▸ DATASET EXCERPT

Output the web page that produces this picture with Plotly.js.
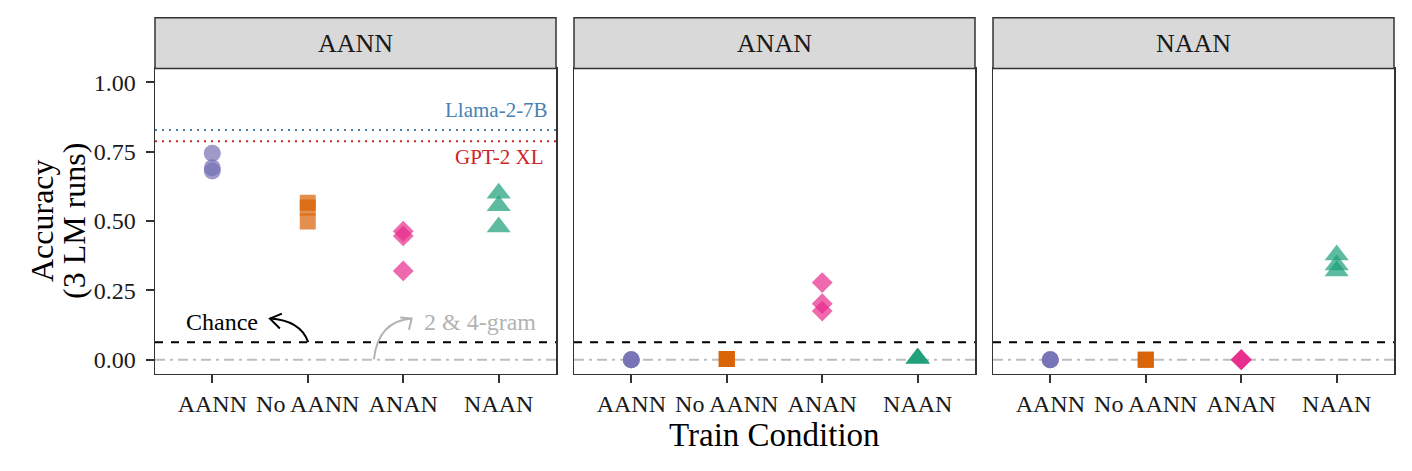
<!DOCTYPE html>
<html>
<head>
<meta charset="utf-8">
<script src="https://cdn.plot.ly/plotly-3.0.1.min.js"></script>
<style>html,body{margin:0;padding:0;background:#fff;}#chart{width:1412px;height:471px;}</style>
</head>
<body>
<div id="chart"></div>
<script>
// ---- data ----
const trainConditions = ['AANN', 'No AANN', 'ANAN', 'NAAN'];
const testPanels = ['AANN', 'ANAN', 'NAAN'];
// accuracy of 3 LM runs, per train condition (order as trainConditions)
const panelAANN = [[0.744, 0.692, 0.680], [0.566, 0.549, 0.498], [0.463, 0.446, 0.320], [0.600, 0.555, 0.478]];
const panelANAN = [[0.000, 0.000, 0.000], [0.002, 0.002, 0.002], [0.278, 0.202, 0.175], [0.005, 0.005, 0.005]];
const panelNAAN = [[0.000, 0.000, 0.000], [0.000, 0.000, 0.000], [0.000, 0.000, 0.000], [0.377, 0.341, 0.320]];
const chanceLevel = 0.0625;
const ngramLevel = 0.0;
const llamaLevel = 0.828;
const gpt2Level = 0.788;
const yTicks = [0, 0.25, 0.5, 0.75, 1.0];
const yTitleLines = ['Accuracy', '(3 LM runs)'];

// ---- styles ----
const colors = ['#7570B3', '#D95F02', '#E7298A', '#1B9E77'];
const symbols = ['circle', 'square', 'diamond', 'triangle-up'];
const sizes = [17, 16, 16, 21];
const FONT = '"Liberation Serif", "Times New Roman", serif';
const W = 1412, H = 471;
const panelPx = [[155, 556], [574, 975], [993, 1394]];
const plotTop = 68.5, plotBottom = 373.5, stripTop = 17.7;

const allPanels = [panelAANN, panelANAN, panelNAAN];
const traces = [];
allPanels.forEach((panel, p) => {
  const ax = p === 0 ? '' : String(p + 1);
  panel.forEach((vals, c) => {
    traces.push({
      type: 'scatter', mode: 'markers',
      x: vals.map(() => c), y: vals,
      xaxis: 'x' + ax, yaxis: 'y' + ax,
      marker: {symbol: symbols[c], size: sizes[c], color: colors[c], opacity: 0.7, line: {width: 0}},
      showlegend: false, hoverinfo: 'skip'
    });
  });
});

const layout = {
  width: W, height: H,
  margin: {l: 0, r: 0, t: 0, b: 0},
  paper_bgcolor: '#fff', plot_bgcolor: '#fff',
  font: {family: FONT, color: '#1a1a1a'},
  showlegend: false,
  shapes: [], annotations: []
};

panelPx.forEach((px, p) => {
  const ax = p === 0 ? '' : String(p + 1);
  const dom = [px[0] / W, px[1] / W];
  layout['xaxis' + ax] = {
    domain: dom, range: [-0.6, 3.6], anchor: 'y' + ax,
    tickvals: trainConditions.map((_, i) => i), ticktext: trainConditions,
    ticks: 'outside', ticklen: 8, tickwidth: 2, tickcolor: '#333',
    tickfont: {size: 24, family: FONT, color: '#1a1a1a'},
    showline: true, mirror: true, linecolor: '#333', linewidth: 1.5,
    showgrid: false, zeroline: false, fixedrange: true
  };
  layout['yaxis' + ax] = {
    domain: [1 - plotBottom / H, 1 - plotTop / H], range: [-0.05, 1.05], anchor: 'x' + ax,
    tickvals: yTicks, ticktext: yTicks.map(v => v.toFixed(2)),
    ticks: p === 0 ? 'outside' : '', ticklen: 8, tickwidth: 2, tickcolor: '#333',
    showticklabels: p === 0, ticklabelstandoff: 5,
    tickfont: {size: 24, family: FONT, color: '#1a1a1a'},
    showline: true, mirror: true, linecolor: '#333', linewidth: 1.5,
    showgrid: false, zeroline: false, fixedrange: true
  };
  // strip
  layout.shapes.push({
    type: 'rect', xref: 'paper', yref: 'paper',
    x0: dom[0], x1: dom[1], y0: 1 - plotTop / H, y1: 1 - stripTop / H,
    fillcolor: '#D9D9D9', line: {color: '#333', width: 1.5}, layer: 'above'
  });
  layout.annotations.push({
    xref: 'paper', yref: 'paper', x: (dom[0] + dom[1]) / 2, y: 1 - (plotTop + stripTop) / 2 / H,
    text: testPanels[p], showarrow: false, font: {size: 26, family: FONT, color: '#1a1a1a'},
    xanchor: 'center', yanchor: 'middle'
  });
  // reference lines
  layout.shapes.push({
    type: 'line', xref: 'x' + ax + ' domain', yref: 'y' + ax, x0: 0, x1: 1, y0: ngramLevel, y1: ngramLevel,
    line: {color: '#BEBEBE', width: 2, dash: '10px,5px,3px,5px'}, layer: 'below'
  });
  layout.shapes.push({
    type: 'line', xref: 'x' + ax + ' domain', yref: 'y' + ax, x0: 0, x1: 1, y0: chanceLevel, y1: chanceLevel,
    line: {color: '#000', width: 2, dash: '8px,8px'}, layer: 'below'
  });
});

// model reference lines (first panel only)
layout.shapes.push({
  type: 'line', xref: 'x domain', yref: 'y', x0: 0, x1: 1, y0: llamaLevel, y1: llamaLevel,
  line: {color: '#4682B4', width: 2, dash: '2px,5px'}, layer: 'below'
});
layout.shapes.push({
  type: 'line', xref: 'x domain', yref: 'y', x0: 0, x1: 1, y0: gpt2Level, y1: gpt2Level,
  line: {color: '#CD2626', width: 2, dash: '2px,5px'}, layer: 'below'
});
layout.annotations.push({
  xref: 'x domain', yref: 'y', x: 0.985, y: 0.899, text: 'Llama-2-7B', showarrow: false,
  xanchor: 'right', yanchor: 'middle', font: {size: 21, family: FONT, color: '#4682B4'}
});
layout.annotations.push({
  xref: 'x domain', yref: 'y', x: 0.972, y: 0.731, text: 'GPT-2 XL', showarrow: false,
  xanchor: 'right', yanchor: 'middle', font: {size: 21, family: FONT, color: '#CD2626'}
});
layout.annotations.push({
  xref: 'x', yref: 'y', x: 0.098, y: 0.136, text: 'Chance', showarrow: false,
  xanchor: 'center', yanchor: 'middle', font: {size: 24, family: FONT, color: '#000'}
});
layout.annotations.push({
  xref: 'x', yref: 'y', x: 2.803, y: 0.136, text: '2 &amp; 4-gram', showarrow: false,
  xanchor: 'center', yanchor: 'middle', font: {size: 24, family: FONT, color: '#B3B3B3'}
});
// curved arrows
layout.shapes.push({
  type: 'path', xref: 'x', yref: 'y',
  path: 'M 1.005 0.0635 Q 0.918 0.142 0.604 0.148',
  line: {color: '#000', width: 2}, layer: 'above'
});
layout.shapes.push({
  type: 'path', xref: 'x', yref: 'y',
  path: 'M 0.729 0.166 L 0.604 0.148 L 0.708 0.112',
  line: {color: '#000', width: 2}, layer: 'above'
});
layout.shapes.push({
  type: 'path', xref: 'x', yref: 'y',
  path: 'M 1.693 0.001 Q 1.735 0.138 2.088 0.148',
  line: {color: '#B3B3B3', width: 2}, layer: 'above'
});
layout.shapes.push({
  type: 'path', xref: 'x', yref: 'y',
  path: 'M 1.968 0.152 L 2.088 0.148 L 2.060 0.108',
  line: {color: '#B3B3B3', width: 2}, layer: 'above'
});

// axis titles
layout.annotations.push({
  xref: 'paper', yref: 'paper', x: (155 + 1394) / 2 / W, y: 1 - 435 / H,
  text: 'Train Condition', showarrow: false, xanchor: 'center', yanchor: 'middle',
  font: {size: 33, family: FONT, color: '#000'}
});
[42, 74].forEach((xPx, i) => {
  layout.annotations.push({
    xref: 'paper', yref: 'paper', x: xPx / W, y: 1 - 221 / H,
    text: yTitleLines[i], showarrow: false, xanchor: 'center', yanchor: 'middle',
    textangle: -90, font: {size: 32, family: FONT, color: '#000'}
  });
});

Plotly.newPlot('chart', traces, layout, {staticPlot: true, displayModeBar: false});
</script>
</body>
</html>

▸ TASK DETAILS
Return exactly what appears from the opening line of the material through the line with "const yTitleLines = ['Accuracy', '(3", apart from the pictures.

▸ SOLUTION BELOW
Output the web page that produces this picture with Plotly.js.
<!DOCTYPE html>
<html>
<head>
<meta charset="utf-8">
<script src="https://cdn.plot.ly/plotly-3.0.1.min.js"></script>
<style>html,body{margin:0;padding:0;background:#fff;}#chart{width:1412px;height:471px;}</style>
</head>
<body>
<div id="chart"></div>
<script>
// ---- data ----
const trainConditions = ['AANN', 'No AANN', 'ANAN', 'NAAN'];
const testPanels = ['AANN', 'ANAN', 'NAAN'];
// accuracy of 3 LM runs, per train condition (order as trainConditions)
const panelAANN = [[0.744, 0.692, 0.680], [0.566, 0.549, 0.498], [0.463, 0.446, 0.320], [0.600, 0.555, 0.478]];
const panelANAN = [[0.000, 0.000, 0.000], [0.002, 0.002, 0.002], [0.278, 0.202, 0.175], [0.005, 0.005, 0.005]];
const panelNAAN = [[0.000, 0.000, 0.000], [0.000, 0.000, 0.000], [0.000, 0.000, 0.000], [0.377, 0.341, 0.320]];
const chanceLevel = 0.0625;
const ngramLevel = 0.0;
const llamaLevel = 0.828;
const gpt2Level = 0.788;
const yTicks = [0, 0.25, 0.5, 0.75, 1.0];
const yTitleLines = ['Accuracy', '(3 LM runs)'];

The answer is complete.